Funds

S&P criticised by pension funds over dual-class shares decision


Large pension funds are demanding answers from S&P Global about its decision to allow companies with unequal shareholder voting rights into its popular indices, a move that allows private equity giants Blackstone and Ares to join the S&P 500.

The Council of Institutional Investors, which represents pension funds and has advocated against unequal voting rights, said it “was surprised and disappointed” by S&P’s decision on April 17 to reopen the S&P 500 and other indices to companies with multiple share class structures, according to an April 25 letter to S&P seen by the Financial Times.

“We were also disappointed by the opaque process S&P Dow Jones used to reach its decision,” CII said, asking for a meeting with company officials.

S&P’s change reverses a five-year-old policy of barring new companies with dual-class shares from indices. S&P initially banned dual-class companies in 2017 after Snap, the owner of the Snapchat app, went public with no voting rights, sparking an uproar from pension funds. S&P’s prohibition did not force out existing constituents such as Alphabet, Berkshire Hathaway and Meta.

For decades, institutional investors and companies have warred over dual-class shares. This set-up was typically used by family-controlled companies such as Ford and the New York Times to preserve family control over the businesses by selling stock with significantly less voting power.

In recent years, more initial public offerings have increasingly included dual-class shares, especially since Google’s controversial dual-class float in 2004. Pension funds and other big investors have attacked dual-class shares for undercutting their sway over boards. There are at present 27 dual-class share companies in the S&P 500, according to ISS Corporate Solutions. More than 100 companies are now eligible for S&P 500, the mid-cap 400 and small-cap 600, according to Keefe, Bruyette & Woods, an investment bank.

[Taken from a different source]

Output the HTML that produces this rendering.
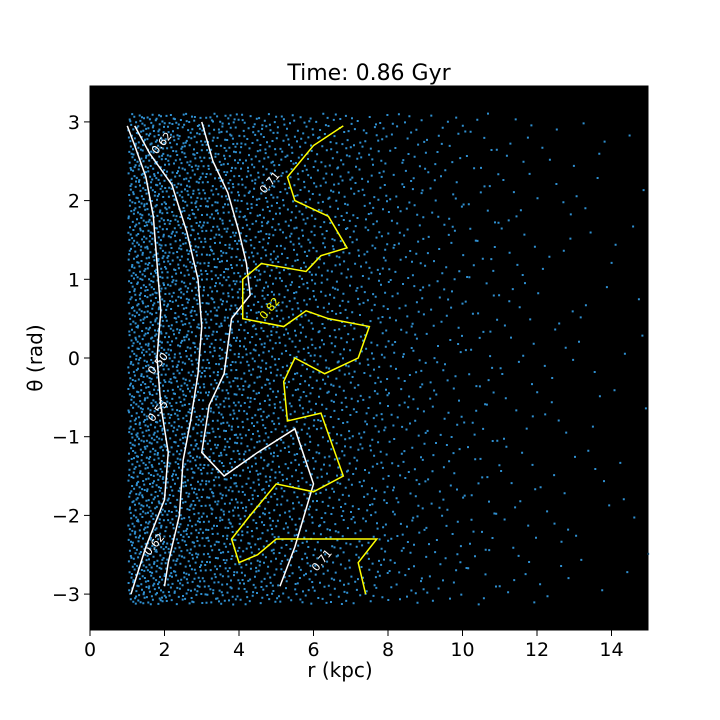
<!DOCTYPE html>
<html><head><meta charset="utf-8"><style>
body{margin:0;background:#fff;}
svg{display:block;font-family:"DejaVu Sans","Liberation Sans",sans-serif;}
</style></head><body>
<svg id="chart" width="720" height="720">
<text x="369" y="80" font-size="22" text-anchor="middle">Time: 0.86 Gyr</text>
<rect x="90" y="86" width="558" height="544" fill="#000"/>
<g id="pts"></g>
<g id="cont"></g>
<g id="axes"></g>
<text x="340" y="677" font-size="20" text-anchor="middle">r (kpc)</text>
<text transform="translate(42,358) rotate(-90)" font-size="20" text-anchor="middle">θ (rad)</text>
</svg>
<script>
const xTicks=[0,2,4,6,8,10,12,14];
const yTicks=[-3,-2,-1,0,1,2,3];
const binStarts=[1,2,3,4,5,6,7,8,9,10,11,12,13,14];
const binCounts=[1000,780,650,540,430,350,270,180,120,85,55,35,22,14];
const contourWhite1=[[1.0,2.95],[1.2,2.7],[1.5,2.3],[1.7,1.8],[1.8,1.2],[1.9,0.6],[1.8,0],[1.9,-0.6],[2.1,-1.2],[2.0,-1.8],[1.5,-2.4],[1.1,-3.0]];
const contourWhite2=[[1.2,2.95],[1.6,2.6],[2.2,2.2],[2.6,1.6],[2.9,1.0],[3.0,0.4],[2.9,-0.2],[2.7,-0.8],[2.5,-1.3],[2.4,-2.0],[2.1,-2.6],[2.0,-2.9]];
const contourWhite3=[[3.0,3.0],[3.3,2.5],[3.7,2.1],[4.0,1.6],[4.2,1.2],[4.3,0.8],[3.8,0.5],[3.6,-0.2],[3.2,-0.6],[3.0,-1.2],[3.6,-1.5],[4.5,-1.2],[5.5,-0.9],[6.0,-1.6],[5.5,-2.4],[5.1,-2.9]];
const contourYellow=[[6.8,2.95],[6.0,2.7],[5.3,2.3],[5.5,2.0],[6.4,1.8],[6.9,1.4],[6.2,1.3],[5.8,1.1],[4.6,1.2],[4.1,1.0],[4.1,0.5],[5.2,0.4],[5.8,0.6],[6.4,0.5],[7.5,0.4],[7.2,0],[6.3,-0.2],[5.5,0],[5.2,-0.3],[5.3,-0.8],[6.2,-0.7],[6.8,-1.5],[6.0,-1.7],[5.0,-1.6],[4.3,-2.0],[3.8,-2.3],[4.0,-2.6],[4.5,-2.5],[5.0,-2.3],[6.0,-2.3],[7.0,-2.3],[7.7,-2.3],[7.2,-2.6],[7.4,-3.0]];
const contourLabels=[["0.62",2.0,2.7,"#fff"],["0.71",4.9,2.2,"#fff"],["0.82",4.9,0.6,"#ff0"],["0.50",1.9,-0.1,"#fff"],["0.55",1.9,-0.7,"#fff"],["0.62",1.8,-2.4,"#fff"],["0.71",6.3,-2.6,"#fff"]];
const NS="http://www.w3.org/2000/svg";
const X=v=>90+v*37.25, Y=v=>358-v*78.7;
function mk(t,a,p){const e=document.createElementNS(NS,t);for(const k in a)e.setAttribute(k,a[k]);p.appendChild(e);return e;}
const pts=document.getElementById('pts');
function halton(i,b){let f=1,r=0;while(i>0){f/=b;r+=f*(i%b);i=Math.floor(i/b);}return r;}
let idx=1,d='';
binStarts.forEach((r0,bi)=>{for(let k=0;k<binCounts[bi];k++,idx++){const r=r0+halton(idx,2),t=-3.12+6.24*halton(idx,3);d+=`M${X(r).toFixed(1)},${Y(t).toFixed(1)}h2v2h-2z`;}});
const pp=mk('path',{d:d,fill:'#2f8fd0'},pts);


const cont=document.getElementById('cont');
[[contourWhite1,'#fff'],[contourWhite2,'#fff'],[contourWhite3,'#fff'],[contourYellow,'#ff0']].forEach((c,i)=>{
 const p=mk('polyline',{points:c[0].map(q=>X(q[0])+','+Y(q[1])).join(' '),fill:'none',stroke:c[1],'stroke-width':1.5},cont);
 
 
});
contourLabels.forEach(l=>{const t=mk('text',{x:X(l[1]),y:Y(l[2]),fill:l[3],'font-size':11,'text-anchor':'middle',transform:`rotate(-50 ${X(l[1])} ${Y(l[2])})`},cont);t.textContent=l[0];
 
 });
const ax=document.getElementById('axes');
mk('rect',{x:90,y:86,width:558,height:544,fill:'none',stroke:'#000','stroke-width':1},ax);
xTicks.forEach(v=>{mk('line',{x1:X(v),x2:X(v),y1:630,y2:636,stroke:'#000'},ax);const t=mk('text',{x:X(v),y:656,'font-size':19,'text-anchor':'middle'},ax);t.textContent=v;
 
 });
yTicks.forEach(v=>{mk('line',{x1:84,x2:90,y1:Y(v),y2:Y(v),stroke:'#000'},ax);const t=mk('text',{x:80,y:Y(v)+7,'font-size':19,'text-anchor':'end'},ax);t.textContent=v<0?'−'+(-v):v;
 
 });
</script>
</body></html>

Investors said they were caught off guard by the S&P’s decision.

“We were deeply dismayed to hear of S&P’s retrograde decision” on multiple class shares, said Caroline Escott, senior investment manager at Railpen, which manages £35bn for British railway workers.

“It is currently unclear the extent to which the wider investment industry was appropriately consulted during the decision-making process over the last few months,” she said. “We are writing to S&P to ask for further information.”

S&P said the company occasionally reviews its index methodologies and the change on multiple class shares was a result of a public consultation last year with market participants.

Changes in markets and investor sentiment since 2017 meant that restricting multi-class companies “no longer served the index family’s objective”.

“Companies with multiple share classes are part of the total investable universe and should be eligible for potential addition,” it said.

S&P’s rule change means Ares and Blackstone could soon join the benchmark S&P 500 index, KBW said in an April 19 report. Blackstone was probably already eligible, KBW said, but S&P’s rule change “removes any uncertainty” about the private equity group’s eligibility.

“We have the largest market capitalisation of any company in the US not in the S&P 500,” Blackstone president Jon Gray said in an interview with the FT last week.

Jill Fisch, a corporate governance scholar at the University of Pennsylvania law school who has published research about dual-class share companies, said S&P’s prohibition on dual-class shares in 2017 did not deter companies from going public with the structure in recent years.

And there is an argument that small investors missed out on performance opportunities when dual-class share companies were banned by S&P. Companies such as Peloton and Uber were reined in by the market even though they had dual-class shares that protected founders, she said.

Ultimately, the ebb and flow of the stock market was likely to determine how many companies will try to go public with unequal voting rights, she said.

“In a tougher market for IPOs or a tougher equities market overall I think we can expect to see fewer dual-class IPOs,” she said.